The Militant (logo)  
   Vol. 71/No. 5           February 5, 2007  
 
 
Protesters seek justice
in killings by Houston cops
(front page)
 
BY JACQUIE HENDERSON  
HOUSTON, January 20—“It’s you, Chief Hurtt! It’s not just the officer who killed my son, it’s you!” Danita McIntosh cried out as she confronted Houston police chief Harold Hurtt at a meeting in the Greater Lighthouse Church here January 17. The Sunnyside neighborhood church is less than a block from where her son, Robert McIntosh, 23, was shot dead at a traffic stop January 8 by police officer Leonard Smith.

“You don’t show us any respect and you have the nerve to come here and expect it from us,” she said.

The meeting, which drew more than 100 people, was the latest in a series of vigils, demonstrations, and press conferences over the last week protesting the recent killing by cops of two unarmed young men, one Black and one Latino.

Yolanda Perry, an eyewitness to McIntosh’s death, spoke to the press January 9 and was subpoenaed to testify before a grand jury the following day. Perry said she saw Smith stun McIntosh in the back with a Taser gun after stopping the car he was riding in and arresting the driver. According to Perry, Smith then handcuffed McIntosh and shot him three times. Police officials contend that they cuffed McIntosh after he was shot.

At the January 17 meeting, Perry’s husband, Rev. George Perry, said that his wife has been getting threatening phone calls since she spoke up.

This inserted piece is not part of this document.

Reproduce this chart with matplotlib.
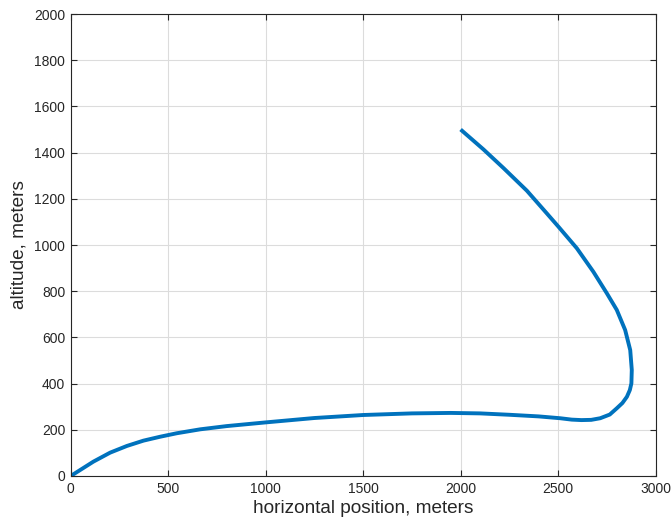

A young man told the audience he witnessed the shooting and was harassed into silence after trying to come forward.

On January 7, two cops killed Omar Esparza, 21, at his family’s home in Houston’s east end.

The next day, Esparza’s father, José Valle, told a press conference that he had called the cops seeking help to get his son, who was mentally ill, to the hospital. The police officers entered the house armed with Taser stun guns, pellet rifles, and hand guns drawn.

Minutes later Valle and his wife heard five gunshots coming from inside. The cops kept the family outside and gave them no information about their son’s condition for four or five hours. No ambulance arrived until three hours after the shooting.

“If I had known what the police would do, I would have never called them,” Valle said. The outrage at these police killings comes in the midst of growing opposition to cop brutality here, including the widespread use of Taser guns. Two years ago local cops and capitalist politicians introduced the Tasers, promoting them as a way to reduce the number of deadly cop shootings after public outcry against police violence. A Houston Chronicle study published January 14, however, reported that Houston cops have shot, wounded, and killed as many people since the introduction of the stun guns as before.

Police data shows that in almost 1,000 Taser shootings since December 2004, some 63 percent of those shocked were Black. A quarter of Houston’s population of 1.95 million is African American.